#### STATED EXERCISE
Report every line below that holds the word "this".

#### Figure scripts
= = = = = = =
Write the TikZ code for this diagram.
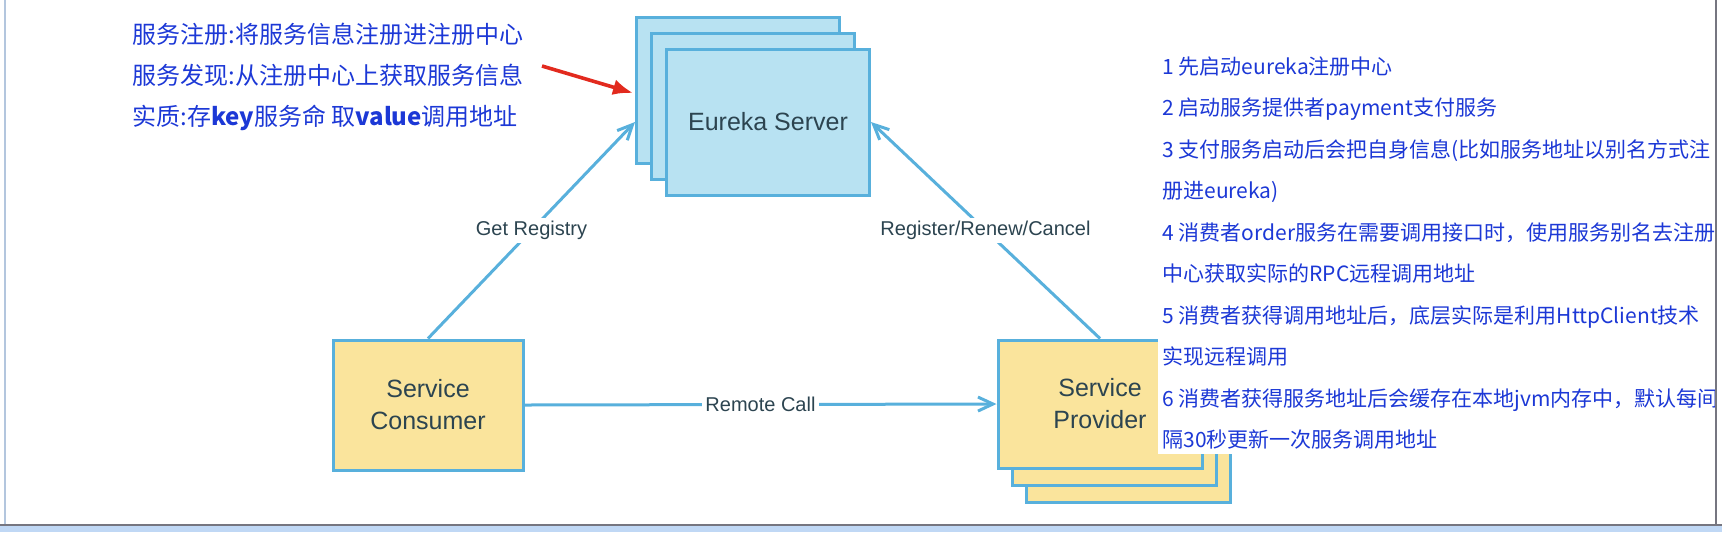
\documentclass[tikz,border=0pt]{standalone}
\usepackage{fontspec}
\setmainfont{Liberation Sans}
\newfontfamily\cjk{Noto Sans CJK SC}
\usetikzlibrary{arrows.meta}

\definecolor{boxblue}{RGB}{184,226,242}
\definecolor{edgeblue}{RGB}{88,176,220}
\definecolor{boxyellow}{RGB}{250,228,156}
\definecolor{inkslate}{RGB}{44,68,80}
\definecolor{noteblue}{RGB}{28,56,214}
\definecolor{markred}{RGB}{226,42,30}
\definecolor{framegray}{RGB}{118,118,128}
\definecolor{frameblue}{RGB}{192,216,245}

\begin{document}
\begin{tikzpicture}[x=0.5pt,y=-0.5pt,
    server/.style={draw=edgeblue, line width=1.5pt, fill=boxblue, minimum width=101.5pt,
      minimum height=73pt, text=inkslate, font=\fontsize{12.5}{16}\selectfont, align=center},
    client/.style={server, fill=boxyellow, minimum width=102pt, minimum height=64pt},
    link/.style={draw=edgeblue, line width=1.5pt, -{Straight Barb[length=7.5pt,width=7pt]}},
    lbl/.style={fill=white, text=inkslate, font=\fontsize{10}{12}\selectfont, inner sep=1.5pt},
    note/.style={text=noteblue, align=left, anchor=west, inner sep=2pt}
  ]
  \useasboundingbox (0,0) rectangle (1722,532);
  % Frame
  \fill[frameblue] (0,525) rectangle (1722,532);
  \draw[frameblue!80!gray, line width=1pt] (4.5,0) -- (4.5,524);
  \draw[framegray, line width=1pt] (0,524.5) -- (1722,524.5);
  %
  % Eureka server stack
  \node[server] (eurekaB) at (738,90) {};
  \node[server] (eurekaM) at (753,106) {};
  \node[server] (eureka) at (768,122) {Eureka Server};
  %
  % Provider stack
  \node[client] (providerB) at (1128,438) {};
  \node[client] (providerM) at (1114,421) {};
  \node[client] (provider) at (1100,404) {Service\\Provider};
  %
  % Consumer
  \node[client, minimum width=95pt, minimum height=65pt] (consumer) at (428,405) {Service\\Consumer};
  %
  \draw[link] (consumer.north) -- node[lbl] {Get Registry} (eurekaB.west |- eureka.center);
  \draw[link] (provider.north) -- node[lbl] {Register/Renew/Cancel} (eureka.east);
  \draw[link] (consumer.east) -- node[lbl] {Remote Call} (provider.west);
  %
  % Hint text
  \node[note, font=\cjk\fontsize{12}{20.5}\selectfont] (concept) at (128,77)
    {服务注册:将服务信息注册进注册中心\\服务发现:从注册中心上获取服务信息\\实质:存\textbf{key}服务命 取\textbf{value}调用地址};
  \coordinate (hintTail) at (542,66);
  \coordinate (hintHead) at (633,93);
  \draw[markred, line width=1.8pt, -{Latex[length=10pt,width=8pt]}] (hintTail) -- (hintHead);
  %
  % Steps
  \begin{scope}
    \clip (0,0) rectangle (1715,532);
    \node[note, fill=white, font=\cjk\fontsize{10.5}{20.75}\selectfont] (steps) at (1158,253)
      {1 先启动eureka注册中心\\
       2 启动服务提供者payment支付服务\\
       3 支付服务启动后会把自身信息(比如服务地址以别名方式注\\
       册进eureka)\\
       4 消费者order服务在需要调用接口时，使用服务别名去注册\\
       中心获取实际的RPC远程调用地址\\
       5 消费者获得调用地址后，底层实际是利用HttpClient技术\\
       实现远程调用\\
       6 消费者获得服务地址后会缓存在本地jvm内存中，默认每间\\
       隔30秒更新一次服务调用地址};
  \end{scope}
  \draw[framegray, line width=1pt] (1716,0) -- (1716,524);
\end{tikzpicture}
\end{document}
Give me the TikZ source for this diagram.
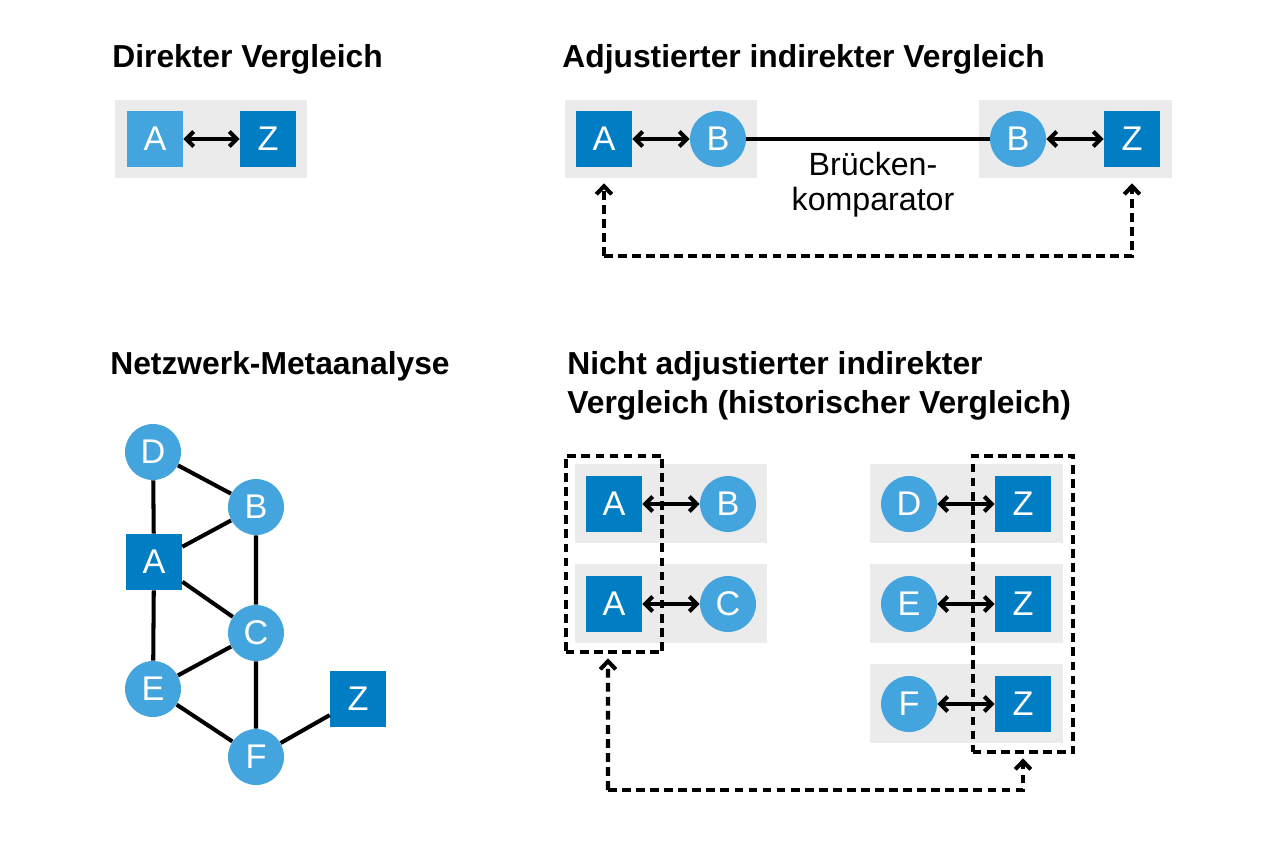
= = = = = = =
#### EXERCISE OUTPUT
Write the TikZ code for this diagram.
Give me the TikZ source for this diagram.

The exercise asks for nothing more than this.